La banalización del disparate
En el 45º aniversario de la Constitución de 1978 asistimos a una crisis institucional y a una brecha generacional marcada por la desconfianza
Esta semana que ahora termina hemos asistido a la celebración del 45º aniversario de la Constitución de 1978 y por este motivo SUR organizó un ... encuentro para conmemorar la Carta Magna y, sobre todo, para analizar el contexto actual marcado por una profunda crisis institucional. Porque no hay dudas sobre la vigencia de la Constitución, pero sí son muchos los que coinciden en la crisis de las democracias constitucionales a nivel internacional, en la polarización de la vida política y social, en la colonización de las instituciones por parte del poder legislativo y en una creciente desconfianza entre los jóvenes debido a una brecha generacional marcada por una etapa que ha castigado, sobre todo, a los más jóvenes.
Lo peor de todo es que la herramienta –la Constitución– que ha servido a este país para alcanzar enormes niveles de bienestar y libertades se ve hoy atosigada como si fuese la culpable de todos los males que se ciernen sobre la vida política. Podríamos concluir que el problema no es la Constitución sino el uso que se hace de ella, especialmente a la hora de dibujarla como un obstáculo para el desarrollo de la vida social.

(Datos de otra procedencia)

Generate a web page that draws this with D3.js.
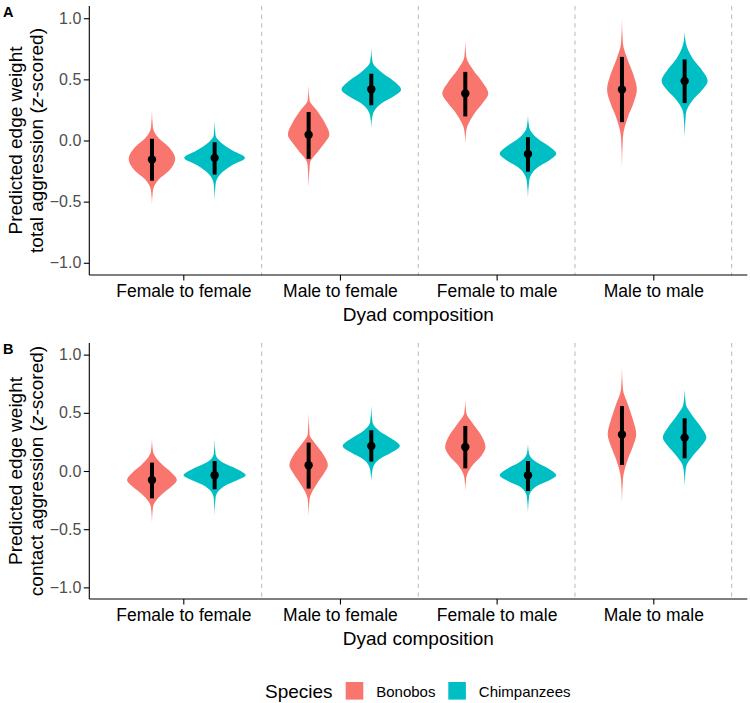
<!DOCTYPE html>
<html>
<head>
<meta charset="utf-8">
<script src="https://cdn.jsdelivr.net/npm/d3@7"></script>
<style>
  body { margin: 0; background: #fff; }
  svg { display: block; font-family: "Liberation Sans", Arial, sans-serif; }
</style>
</head>
<body>
<svg id="chart" width="750" height="703"></svg>
<script>
const categories = ["Female to female", "Male to female", "Female to male", "Male to male"];
const species = ["Bonobos", "Chimpanzees"];
const speciesColors = ["#F8766D", "#00BFC4"];
const yTicks = [-1, -0.5, 0, 0.5, 1];

// order of the 8 groups: category by category, bonobos then chimpanzees
const totalMedian = [-0.155, -0.142, 0.047, 0.419, 0.384, -0.110, 0.417, 0.487];
const totalLower  = [-0.329, -0.279, -0.150, 0.288, 0.197, -0.255, 0.150, 0.306];
const totalUpper  = [0.014, -0.014, 0.233, 0.546, 0.561, 0.027, 0.684, 0.663];

const contactMedian = [-0.077, -0.037, 0.049, 0.215, 0.206, -0.037, 0.313, 0.287];
const contactLower  = [-0.235, -0.157, -0.151, 0.081, 0.023, -0.172, 0.052, 0.109];
const contactUpper  = [0.072, 0.086, 0.244, 0.350, 0.387, 0.086, 0.558, 0.453];

// violin outlines: [value, relative density]
const totalViolins = [
    [[0.247, 0], [0.109, 0.03], [0.027, 0.19], [-0.055, 0.55], [-0.150, 0.75], [-0.247, 0.55], [-0.315, 0.23], [-0.411, 0.03], [-0.520, 0]],
    [[0.164, 0], [0.041, 0.03], [-0.014, 0.19], [-0.082, 0.58], [-0.142, 0.98], [-0.205, 0.55], [-0.274, 0.19], [-0.356, 0.03], [-0.493, 0]],
    [[0.452, 0], [0.329, 0.03], [0.247, 0.26], [0.145, 0.52], [0.047, 0.67], [-0.019, 0.52], [-0.082, 0.33], [-0.189, 0.04], [-0.384, 0]],
    [[0.753, 0], [0.643, 0.04], [0.561, 0.32], [0.489, 0.71], [0.417, 0.96], [0.359, 0.71], [0.302, 0.32], [0.205, 0.04], [0.109, 0]],
    [[0.822, 0], [0.684, 0.03], [0.575, 0.26], [0.479, 0.55], [0.384, 0.74], [0.302, 0.55], [0.219, 0.29], [0.082, 0.03], [-0.027, 0]],
    [[0.205, 0], [0.109, 0.04], [0.014, 0.32], [-0.048, 0.68], [-0.109, 0.91], [-0.164, 0.68], [-0.219, 0.32], [-0.329, 0.04], [-0.466, 0]],
    [[0.990, 0], [0.795, 0.03], [0.657, 0.19], [0.537, 0.37], [0.417, 0.48], [0.304, 0.37], [0.191, 0.19], [0.027, 0.03], [-0.219, 0]],
    [[0.890, 0], [0.795, 0.04], [0.671, 0.26], [0.579, 0.55], [0.487, 0.74], [0.408, 0.55], [0.329, 0.26], [0.219, 0.04], [0.027, 0]]
];

const contactViolins = [
    [[0.272, 0], [0.172, 0.03], [0.058, 0.32], [-0.009, 0.61], [-0.077, 0.80], [-0.138, 0.61], [-0.200, 0.32], [-0.314, 0.03], [-0.443, 0]],
    [[0.272, 0], [0.143, 0.03], [0.072, 0.26], [0.017, 0.71], [-0.037, 1.00], [-0.082, 0.71], [-0.129, 0.32], [-0.229, 0.03], [-0.387, 0]],
    [[0.502, 0], [0.315, 0.03], [0.229, 0.23], [0.139, 0.48], [0.049, 0.62], [-0.026, 0.48], [-0.100, 0.29], [-0.243, 0.03], [-0.387, 0]],
    [[0.558, 0], [0.416, 0.04], [0.344, 0.26], [0.279, 0.65], [0.215, 0.92], [0.158, 0.65], [0.101, 0.26], [0.015, 0.04], [-0.086, 0]],
    [[0.616, 0], [0.502, 0.03], [0.401, 0.26], [0.304, 0.52], [0.206, 0.65], [0.132, 0.52], [0.058, 0.26], [-0.057, 0.03], [-0.172, 0]],
    [[0.229, 0], [0.143, 0.04], [0.072, 0.29], [0.017, 0.68], [-0.037, 0.91], [-0.082, 0.68], [-0.129, 0.29], [-0.215, 0.04], [-0.357, 0]],
    [[0.888, 0], [0.702, 0.03], [0.573, 0.19], [0.444, 0.35], [0.315, 0.46], [0.208, 0.35], [0.101, 0.19], [-0.071, 0.03], [-0.271, 0]],
    [[0.702, 0], [0.573, 0.04], [0.473, 0.26], [0.380, 0.52], [0.287, 0.70], [0.208, 0.52], [0.129, 0.26], [0.029, 0.04], [-0.129, 0]]
];

const panels = [
    {label: "A", titleLines: ["Predicted edge weight", "total aggression"], median: totalMedian, lower: totalLower, upper: totalUpper, violins: totalViolins, top: 6, bottom: 275},
    {label: "B", titleLines: ["Predicted edge weight", "contact aggression"], median: contactMedian, lower: contactLower, upper: contactUpper, violins: contactViolins, top: 343, bottom: 599}
];

var svg = d3.select("#chart");
var plotLeft = 89.3, plotRight = 747.3;

var x = d3.scalePoint().domain(categories).range([plotLeft, plotRight]).padding(0.6);
var step = x.step();
var dodge = d3.scalePoint().domain(species).range([-0.2 * step, 0.2 * step]);
var halfWidth = d3.scaleLinear().domain([0, 1]).range([0, 0.198 * step]);
var color = d3.scaleOrdinal().domain(species).range(speciesColors);

function drawPanel(p) {
    var y = d3.scaleLinear().domain([-1.1, 1.1]).range([p.bottom, p.top]);
    var g = svg.append("g");

    // dashed separators between categories
    g.selectAll("line.sep")
        .data(categories)
        .enter().append("line")
        .attr("class", "sep")
        .attr("x1", function(d) { return x(d) + step / 2; })
        .attr("x2", function(d) { return x(d) + step / 2; })
        .attr("y1", p.top)
        .attr("y2", p.bottom)
        .attr("stroke", "#BEBEBE")
        .attr("stroke-width", 1.1)
        .attr("stroke-dasharray", "4.3,4.3");

    var groups = [];
    categories.forEach(function(cat, i) {
        species.forEach(function(sp, j) {
            var k = i * species.length + j;
            groups.push({cat: cat, sp: sp, median: p.median[k], lower: p.lower[k], upper: p.upper[k], profile: p.violins[k]});
        });
    });

    var cx = function(d) { return x(d.cat) + dodge(d.sp); };

    g.selectAll("path.violin")
        .data(groups)
        .enter().append("path")
        .attr("class", "violin")
        .attr("fill", function(d) { return color(d.sp); })
        .attr("d", function(d) {
            var c = cx(d);
            return d3.area()
                .curve(d3.curveMonotoneY)
                .y(function(v) { return y(v[0]); })
                .x0(function(v) { return c - halfWidth(v[1]); })
                .x1(function(v) { return c + halfWidth(v[1]); })(d.profile);
        });

    g.selectAll("line.interval")
        .data(groups)
        .enter().append("line")
        .attr("class", "interval")
        .attr("x1", cx).attr("x2", cx)
        .attr("y1", function(d) { return y(d.lower); })
        .attr("y2", function(d) { return y(d.upper); })
        .attr("stroke", "#000")
        .attr("stroke-width", 4);

    g.selectAll("circle.median")
        .data(groups)
        .enter().append("circle")
        .attr("class", "median")
        .attr("cx", cx)
        .attr("cy", function(d) { return y(d.median); })
        .attr("r", 4.2)
        .attr("fill", "#000");

    // axes
    var yAxis = g.append("g")
        .attr("transform", "translate(" + plotLeft + ",0)")
        .call(d3.axisLeft(y).tickValues(yTicks).tickFormat(d3.format(".1f")).tickSize(5.5).tickPadding(2.5));
    yAxis.select(".domain").attr("stroke-width", 1.1).attr("d", "M0," + p.top + "V" + p.bottom);
    yAxis.selectAll(".tick line").attr("stroke-width", 1.1);
    yAxis.selectAll(".tick text").attr("font-size", 16).attr("fill", "#4D4D4D").attr("font-family", "Liberation Sans, Arial, sans-serif");

    var xAxis = g.append("g")
        .attr("transform", "translate(0," + p.bottom + ")")
        .call(d3.axisBottom(x).tickSize(5.5).tickPadding(4));
    xAxis.select(".domain").attr("stroke-width", 1.1).attr("d", "M" + plotLeft + ",0H" + plotRight);
    xAxis.selectAll(".tick line").attr("stroke-width", 1.1);
    xAxis.selectAll(".tick text").attr("font-size", 17.5).attr("fill", "#000").attr("font-family", "Liberation Sans, Arial, sans-serif")
        .attr("dy", null).attr("y", 22);

    g.append("text")
        .attr("x", (plotLeft + plotRight) / 2)
        .attr("y", p.bottom + 45.8)
        .attr("text-anchor", "middle")
        .attr("font-size", 19)
        .text("Dyad composition");

    // two-line y title with italic z
    var midY = (p.top + p.bottom) / 2;
    var title = g.append("text")
        .attr("transform", "translate(0," + midY + ") rotate(-90)")
        .attr("text-anchor", "middle")
        .attr("font-size", 19);
    title.append("tspan").attr("x", 0).attr("y", 22).text(p.titleLines[0]);
    var second = title.append("tspan").attr("x", 0).attr("y", 43);
    second.append("tspan").text(p.titleLines[1] + " (");
    second.append("tspan").attr("font-style", "italic").text("z");
    second.append("tspan").text("-scored)");

    g.append("text")
        .attr("x", 3)
        .attr("y", p.top + 11)
        .attr("font-size", 14.5)
        .attr("font-weight", "bold")
        .text(p.label);
}

panels.forEach(drawPanel);

// legend
var legend = svg.append("g");
legend.append("text")
    .attr("x", 265)
    .attr("y", 697.5)
    .attr("font-size", 19)
    .text("Species");

var keyX = d3.scaleOrdinal().domain(species).range([345.7, 448.3]);
var keys = legend.selectAll("g.key")
    .data(species)
    .enter().append("g")
    .attr("class", "key");
keys.append("rect")
    .attr("x", function(d) { return keyX(d); })
    .attr("y", 682)
    .attr("width", 17.6)
    .attr("height", 17.6)
    .attr("fill", function(d) { return color(d); });
keys.append("text")
    .attr("x", function(d) { return keyX(d) + 30.5; })
    .attr("y", 696.6)
    .attr("font-size", 15)
    .text(function(d) { return d; });
</script>
</body>
</html>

En el encuentro de SUR los expertos coincidieron en alertar sobre los efectos que los permanentes ataques a la separación de poderes pueden tener sobre nuestras vidas. Es un hecho la colonización que el poder legislativo está llevando a cabo, especialmente, sobre el poder judicial, acorralando la independencia judicial cuando esta no coincide con los intereses del gobierno de turno. «Ahora las democracias no colapsan por un ataque externo sino que son desmanteladas desde dentro en un proceso de degradación que se realiza, en muchos casos, en nombre de la democracia», aseguró el profesor Manuel Toscano, en una frase que resume de forma certera lo que está pasando en España.

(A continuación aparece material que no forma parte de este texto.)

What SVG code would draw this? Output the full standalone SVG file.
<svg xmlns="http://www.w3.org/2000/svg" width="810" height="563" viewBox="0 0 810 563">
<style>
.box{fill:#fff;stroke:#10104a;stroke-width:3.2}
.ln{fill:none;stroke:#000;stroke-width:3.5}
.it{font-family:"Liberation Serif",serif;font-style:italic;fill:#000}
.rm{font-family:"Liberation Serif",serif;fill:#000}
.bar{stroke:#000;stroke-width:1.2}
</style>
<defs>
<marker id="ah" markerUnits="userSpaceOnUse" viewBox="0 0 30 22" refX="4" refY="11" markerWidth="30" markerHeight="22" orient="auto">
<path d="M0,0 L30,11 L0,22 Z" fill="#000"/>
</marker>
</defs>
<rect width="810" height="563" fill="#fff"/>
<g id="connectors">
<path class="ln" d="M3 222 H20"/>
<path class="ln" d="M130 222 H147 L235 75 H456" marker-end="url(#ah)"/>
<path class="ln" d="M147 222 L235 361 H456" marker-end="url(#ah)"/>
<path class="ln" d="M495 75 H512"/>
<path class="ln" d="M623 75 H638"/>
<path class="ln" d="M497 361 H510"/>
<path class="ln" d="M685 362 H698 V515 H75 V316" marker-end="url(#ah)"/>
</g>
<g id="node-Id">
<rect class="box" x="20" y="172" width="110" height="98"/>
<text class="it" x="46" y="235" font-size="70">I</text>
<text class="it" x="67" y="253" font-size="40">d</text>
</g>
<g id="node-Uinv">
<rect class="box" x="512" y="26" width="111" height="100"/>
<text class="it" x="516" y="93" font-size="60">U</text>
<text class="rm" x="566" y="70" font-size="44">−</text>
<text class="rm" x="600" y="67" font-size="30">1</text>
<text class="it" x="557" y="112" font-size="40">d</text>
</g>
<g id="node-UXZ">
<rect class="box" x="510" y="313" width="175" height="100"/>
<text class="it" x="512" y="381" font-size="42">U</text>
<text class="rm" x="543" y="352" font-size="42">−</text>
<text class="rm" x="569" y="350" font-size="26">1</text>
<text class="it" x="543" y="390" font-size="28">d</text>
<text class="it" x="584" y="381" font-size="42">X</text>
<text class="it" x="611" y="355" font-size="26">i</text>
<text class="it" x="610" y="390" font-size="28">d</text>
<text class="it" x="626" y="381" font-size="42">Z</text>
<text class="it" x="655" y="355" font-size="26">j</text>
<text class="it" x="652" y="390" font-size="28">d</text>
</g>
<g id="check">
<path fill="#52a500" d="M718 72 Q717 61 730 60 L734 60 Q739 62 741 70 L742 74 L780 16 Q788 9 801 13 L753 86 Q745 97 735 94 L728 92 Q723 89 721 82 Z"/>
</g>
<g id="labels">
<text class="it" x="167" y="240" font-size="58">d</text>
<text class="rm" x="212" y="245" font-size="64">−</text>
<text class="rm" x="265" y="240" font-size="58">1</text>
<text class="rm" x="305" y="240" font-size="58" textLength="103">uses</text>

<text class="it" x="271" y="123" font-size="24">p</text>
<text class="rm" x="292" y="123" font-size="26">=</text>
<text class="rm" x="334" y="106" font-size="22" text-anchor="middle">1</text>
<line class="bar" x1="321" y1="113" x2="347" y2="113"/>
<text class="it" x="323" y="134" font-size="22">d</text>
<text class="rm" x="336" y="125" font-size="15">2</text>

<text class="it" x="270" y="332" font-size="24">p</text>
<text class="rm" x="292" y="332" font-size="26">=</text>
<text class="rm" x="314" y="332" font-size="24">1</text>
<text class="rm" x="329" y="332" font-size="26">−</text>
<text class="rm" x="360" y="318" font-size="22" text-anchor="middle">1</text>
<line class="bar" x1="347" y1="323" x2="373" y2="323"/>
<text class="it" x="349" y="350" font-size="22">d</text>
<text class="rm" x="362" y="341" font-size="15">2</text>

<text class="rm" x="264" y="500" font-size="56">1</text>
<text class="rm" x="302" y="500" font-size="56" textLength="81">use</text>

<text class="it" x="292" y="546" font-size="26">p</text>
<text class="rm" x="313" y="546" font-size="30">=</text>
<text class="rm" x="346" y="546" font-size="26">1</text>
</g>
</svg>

Al fin y al cabo, como dijo el catedrático Manuel Arias, asistimos a una serie de anomalías que los ciudadanos vamos aceptando con una peligrosa naturalidad. Es lo que Arias vino a denominar «la banalización del disparate». Es decir, asumimos disparates como si fuesen cosas normales y ello conduce a una desconfianza peligrosa no sólo hacia la Constitución sino hacia las propias instituciones públicas. Sirva como ejemplo que el actual Gobierno se apoye en fuerzas «destruyentes» como Junts, Bildu, ERC o Podemos, que cuestionan lo que llaman «el régimen del 78». Asistimos a la construcción de un relato que trata de desligitimar la validez de los principales pilares de nuestro actual modelo de convivencia. El disparate, como decía Arias, parece dejar de serlo hasta el punto de autoconvencernos de su validez. Que Puigdemont, huido de la justicia, sea el principal soporte del actual Gobierno nos parece ya algo normal. Ver para creer.

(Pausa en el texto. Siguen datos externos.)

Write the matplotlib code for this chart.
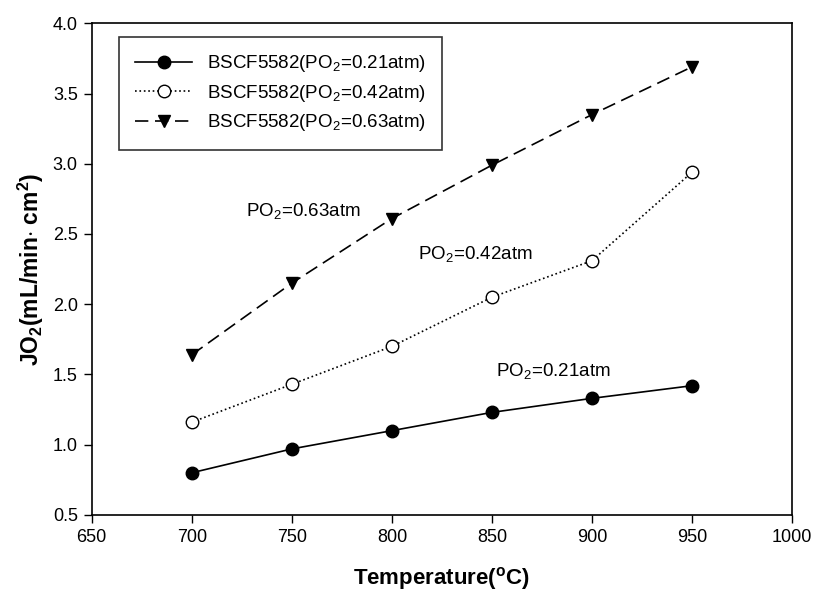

Pero otro de los debates de este encuentro de SUR trató sobre la profunda brecha generacional que alimenta la desconfianza sobre la Constitución. Porque los jóvenes de hoy son los peor tratados por su tiempo desde la Transición debido a las recurrentes crisis económicas y a la pandemia. A ellos, los jóvenes de hoy, les cuesta aceptar que van a ser los primeros que, probablemente, vivan peor que sus padres, como recodaba la profesora Lola Requena, que llamó la atención sobre las enormes contradicciones que, desde su posición de constitucionalista, debe enseñar a sus alumnos. «Es triste hablarles sobre la separación de poderes o sobre el valor del Tribunal Constitucional como garante de la propia Constitución y luego tener que explicarles la realidad partidista que marca su composición y sus decisiones», dijo.
«Les hablamos a los alumnos de las libertades garantizadas por la Constitución –por ejemplo la asistencia sanitaria o el acceso a la vivienda– pero luego debemos decirles que hay listas de espera para una consulta médica de hasta dos años y que los jóvenes apenas pueden acceder a una vivienda», añadió.
Es cierto que la culpa no es de la Constitución sino de las administraciones que deben velar por el cumplimiento de esas libertades, pero ello no implica que crezca la desconfianza sobre el papel de la propia Carta Magna.
Ante todo este panorama convendría detenerse a pensar hacia dónde vamos como sociedad, hacia dónde nos llevan los actuales dirigentes políticos y, lo más importante, qué estamos dispuestos a hacer: aceptar el disparate o rebelarnos contra él. Sea como fuere, al menos deberíamos ser conscientes de que están construyendo un relato y que lo estamos aceptando sin pararnos a reflexionar sobre sus efectos.